—The Scriptures must not merely be read as 66 individual books but as one unified and cohesive story. Understanding the Covenant of Works helps readers of the Bible understand this one grand story of how God saves sinners through His Son.
In the Garden of Eden, there lived a king named Adam. God gave Adam, the first man, a mission to further this kingdom over all the earth. God would reign through the man He had appointed as the federal head of the human race (cf. Gen. 1:31). The key to this paradise was that Adam would serve as a king under authority. He was to live gladly under God’s kingship over him and love God with all his heart, soul, mind, and strength.
This relationship between God and Adam is expressed through a covenant commonly called the Covenant of Works.[1] Adam represented all mankind in the Garden and his meeting or failing the conditions of this covenant not only would affect him but all his posterity. Before fleshing this out, we need to consider Genesis 2:15-17 which says,
The Lord God took the man and put him in the garden of Eden to work it and keep it. And the Lord God commanded the man, saying, ‘You may surely eat of every tree of the garden, but of the tree of the knowledge of good and evil you shall not eat, for in the day that you eat of it you shall surely die.’

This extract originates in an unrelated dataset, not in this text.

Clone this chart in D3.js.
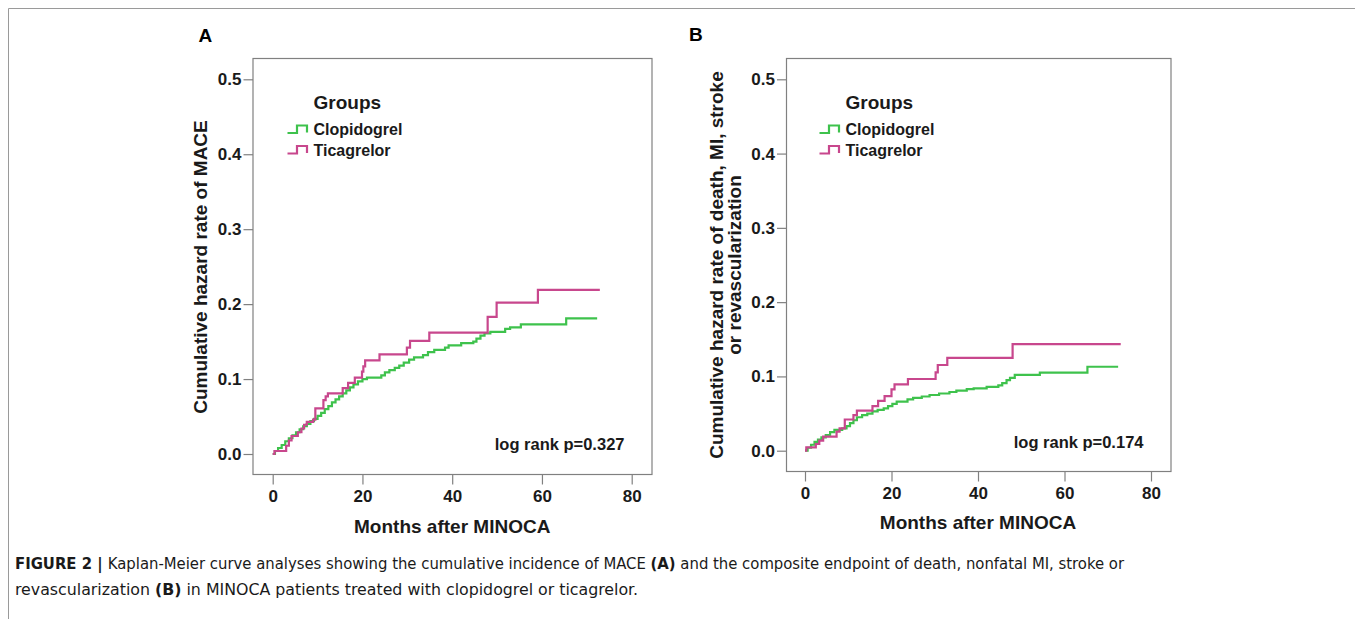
<!DOCTYPE html>
<html>
<head>
<meta charset="utf-8">
<script src="https://cdn.jsdelivr.net/npm/d3@7"></script>
<style>
  body { margin: 0; background: #fff; }
  svg { display: block; }
  .tick text { font-family: "Liberation Sans", Arial, sans-serif; font-weight: bold; font-size: 17px; fill: #1a1a1a; }
  .tick line, .domain { stroke: #808080; }
</style>
</head>
<body>
<svg id="fig" width="1355" height="619"></svg>
<script>
// ---- data (months, cumulative hazard) ----
var groups = ["Clopidogrel", "Ticagrelor"];
var colors = ["#3ec24c", "#c8478d"];
var xTicks = [0, 20, 40, 60, 80];
var yTicks = [0, 0.1, 0.2, 0.3, 0.4, 0.5];

// panel A : MACE
var clopA = [[0,0],[0.5,0.004],[1.2,0.008],[2.0,0.012],[2.8,0.017],[3.6,0.021],[4.4,0.025],[5.2,0.029],[6.0,0.033],
  [6.8,0.037],[7.6,0.040],[8.4,0.044],[9.2,0.047],[10.0,0.051],[10.8,0.055],[11.6,0.060],[12.4,0.064],[13.2,0.069],
  [14.0,0.073],[14.8,0.077],[15.6,0.081],[16.4,0.085],[17.2,0.089],[18.0,0.093],[19.0,0.097],[20.0,0.100],[21.0,0.102],
  [24.2,0.105],[25.0,0.109],[26.0,0.112],[27.2,0.115],[28.2,0.118],[29.2,0.122],[30.4,0.126],[31.5,0.129],[33.5,0.132],
  [34.6,0.136],[36.0,0.139],[38.4,0.142],[39.2,0.145],[42.0,0.148],[44.7,0.150],[45.4,0.154],[46.3,0.158],[47.2,0.161],
  [48.5,0.163],[51.8,0.167],[52.9,0.169],[55.3,0.173],[65.4,0.181]];
var clopAEnd = 72.3;
var ticaA = [[0,0],[0.4,0.004],[3.0,0.011],[3.6,0.018],[4.2,0.024],[5.6,0.029],[6.4,0.034],[7.0,0.039],[7.6,0.043],
  [9.0,0.046],[9.5,0.061],[11.3,0.072],[11.8,0.077],[12.3,0.081],[15.6,0.088],[16.8,0.095],[18.3,0.102],[19.9,0.110],
  [20.2,0.117],[20.6,0.125],[23.8,0.133],[29.9,0.142],[30.6,0.151],[34.9,0.162],[47.9,0.183],[49.9,0.202],[59.1,0.219]];
var ticaAEnd = 72.9;

// panel B : death, MI, stroke or revascularization
var clopB = [[0,0],[0.6,0.004],[1.4,0.008],[2.2,0.012],[3.0,0.015],[3.8,0.018],[4.8,0.021],[5.8,0.025],[6.8,0.028],
  [8.6,0.030],[9.6,0.033],[10.4,0.037],[11.2,0.041],[12.0,0.045],[13.2,0.048],[14.4,0.050],[15.6,0.053],[16.8,0.055],
  [18.2,0.057],[19.2,0.060],[20.2,0.063],[21.2,0.066],[23.7,0.069],[25.0,0.071],[27.0,0.073],[28.8,0.075],[31.0,0.077],
  [33.4,0.079],[35.0,0.081],[37.4,0.083],[39.0,0.084],[42.0,0.086],[44.7,0.088],[45.6,0.091],[46.6,0.095],[47.4,0.098],
  [48.5,0.102],[54.3,0.105],[65.3,0.113]];
var clopBEnd = 72.4;
var ticaB = [[0,0],[0.3,0.0045],[2.5,0.009],[3.3,0.0135],[4.2,0.019],[7.3,0.0256],[8.0,0.030],[9.2,0.042],[11.2,0.048],
  [12.0,0.054],[15.6,0.060],[16.9,0.067],[18.4,0.0736],[20.0,0.0826],[20.7,0.0894],[23.8,0.0965],[30.2,0.1055],
  [30.7,0.1154],[32.9,0.125],[48.0,0.1436]];
var ticaBEnd = 73.0;

var font = '"Liberation Sans", Arial, sans-serif';
var svg = d3.select("#fig");

// outer frame of the figure
svg.append("path").attr("d", "M8.5,619V8.5H1355").attr("fill", "none").attr("stroke", "#9a9a9a").attr("stroke-width", 1);

function panel(opt) {
  var x = d3.scaleLinear().domain([0, 80]).range(opt.xr);
  var y = d3.scaleLinear().domain([0, 0.5]).range(opt.yr);
  var b = opt.box;
  var g = svg.append("g");

  g.append("rect").attr("x", b[0] + 0.5).attr("y", b[1] + 0.5)
    .attr("width", b[2] - b[0]).attr("height", b[3] - b[1])
    .attr("fill", "none").attr("stroke", "#808080").attr("stroke-width", 1.2);

  var xAxis = d3.axisBottom(x).tickValues(xTicks).tickSize(10).tickSizeOuter(0).tickPadding(5).tickFormat(d3.format("d"));
  var gx = g.append("g").attr("transform", "translate(0," + (b[3] + 0.5) + ")").call(xAxis);
  gx.select(".domain").remove();

  var yAxis = d3.axisLeft(y).tickValues(yTicks).tickSize(9.5).tickSizeOuter(0).tickPadding(2).tickFormat(d3.format(".1f"));
  var gy = g.append("g").attr("transform", "translate(" + (b[0] + 0.5) + ",0)").call(yAxis);
  gy.select(".domain").remove();
  g.selectAll(".tick line").attr("stroke-width", 1.2);

  var line = d3.line().x(function(d) { return x(d[0]); }).y(function(d) { return y(d[1]); }).curve(d3.curveStepAfter);
  opt.series.forEach(function(s, i) {
    var pts = s.data.concat([[s.end, s.data[s.data.length - 1][1]]]);
    g.append("path").attr("d", line(pts)).attr("fill", "none")
      .attr("stroke", colors[i]).attr("stroke-width", 2.2).attr("stroke-linejoin", "miter");
  });

  // legend
  var lx = b[0] + opt.legDx;
  g.append("text").attr("x", lx + 26).attr("y", 108.5).text("Groups")
    .attr("font-family", font).attr("font-weight", "bold").attr("font-size", 19).attr("fill", "#1a1a1a");
  groups.forEach(function(name, i) {
    var yb = 133 + i * 20.5;
    g.append("path").attr("d", "M" + lx + "," + yb + "h9.5v-7.5h10v7")
      .attr("fill", "none").attr("stroke", colors[i]).attr("stroke-width", 2.2);
    g.append("text").attr("x", lx + 26).attr("y", yb + 2).text(name)
      .attr("font-family", font).attr("font-weight", "bold").attr("font-size", 16).attr("fill", "#1a1a1a");
  });

  g.append("text").attr("x", opt.pRight).attr("y", opt.pBase).attr("text-anchor", "end").text(opt.pText)
    .attr("font-family", font).attr("font-weight", "bold").attr("font-size", 16.5).attr("fill", "#1a1a1a");

  g.append("text").attr("x", (x(0) + x(80)) / 2).attr("y", opt.xtBase).attr("text-anchor", "middle")
    .text("Months after MINOCA").attr("font-family", font).attr("font-weight", "bold").attr("font-size", 19).attr("fill", "#1a1a1a");

  opt.yTitle.forEach(function(t, i) {
    g.append("text").attr("transform", "translate(" + opt.ytBase[i] + "," + opt.ytMid + ") rotate(-90)")
      .attr("text-anchor", "middle").text(t)
      .attr("font-family", font).attr("font-weight", "bold").attr("font-size", 19).attr("fill", "#1a1a1a");
  });

  g.append("text").attr("x", opt.lab[0]).attr("y", opt.lab[1]).text(opt.label)
    .attr("font-family", font).attr("font-weight", "bold").attr("font-size", 19).attr("fill", "#000");
}

panel({
  xr: [272.7, 631.7], yr: [454, 79.3], box: [252.5, 58, 651.5, 474],
  series: [{data: clopA, end: clopAEnd}, {data: ticaA, end: ticaAEnd}],
  legDx: 35, pText: "log rank p=0.327", pRight: 624.5, pBase: 449.5, xtBase: 533,
  yTitle: ["Cumulative hazard rate of MACE"], ytBase: [207], ytMid: 267,
  label: "A", lab: [198.5, 41.5]
});

panel({
  xr: [805, 1151], yr: [450.7, 79.3], box: [786, 58, 1170.5, 471],
  series: [{data: clopB, end: clopBEnd}, {data: ticaB, end: ticaBEnd}],
  legDx: 33.5, pText: "log rank p=0.174", pRight: 1143.5, pBase: 447.5, xtBase: 528.5,
  yTitle: ["Cumulative hazard rate of death, MI, stroke", "or revascularization"], ytBase: [722.5, 741], ytMid: 265,
  label: "B", lab: [689, 41]
});

// caption
var capFont = '"Liberation Sans Narrow", "DejaVu Sans Condensed", "Liberation Sans", sans-serif';
var cap1 = svg.append("text").attr("x", 15).attr("y", 568.5).attr("font-family", capFont).attr("font-size", 16).attr("fill", "#1a1a1a")
  .attr("textLength", 1109).attr("lengthAdjust", "spacingAndGlyphs");
cap1.append("tspan").attr("font-weight", "bold").text("FIGURE 2 | ");
cap1.append("tspan").text("Kaplan-Meier curve analyses showing the cumulative incidence of MACE ");
cap1.append("tspan").attr("font-weight", "bold").text("(A)");
cap1.append("tspan").text(" and the composite endpoint of death, nonfatal MI, stroke or");
var cap2 = svg.append("text").attr("x", 15).attr("y", 594.5).attr("font-family", capFont).attr("font-size", 16).attr("fill", "#1a1a1a")
  .attr("textLength", 623).attr("lengthAdjust", "spacingAndGlyphs");
cap2.append("tspan").text("revascularization ");
cap2.append("tspan").attr("font-weight", "bold").text("(B)");
cap2.append("tspan").text(" in MINOCA patients treated with clopidogrel or ticagrelor.");
</script>
</body>
</html>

No little controversy lies at the heart of this text in terms of whether or not it actually presents a “Covenant of Works.” Caution must be exercised here as the love of God and His Scriptures demand rightfully dividing the Word of truth. Careful consideration of this text, however, not only proves a Covenant of Works, but also sets the entire trajectory of the rest of the Bible. That is, to miss the overarching point of Genesis 1-3 is to miss one of the crucial storylines of the Bible. Not only was the Covenant of Works the key to Adam remaining in his Edenic paradise, but it is also the key to any other soul entering into an eternal paradise with the triune God.
Charles Haddon Spurgeon preached it this way,
The doctrine of the divine covenant lies at the root of all true theology. It has been said that he who well understands the distinction between the covenant of works and the covenant of grace is a master of divinity. I am persuaded that most of the mistakes which men make concerning the doctrines of Scripture are based upon fundamental errors with regard to the covenants of law and of grace.[2]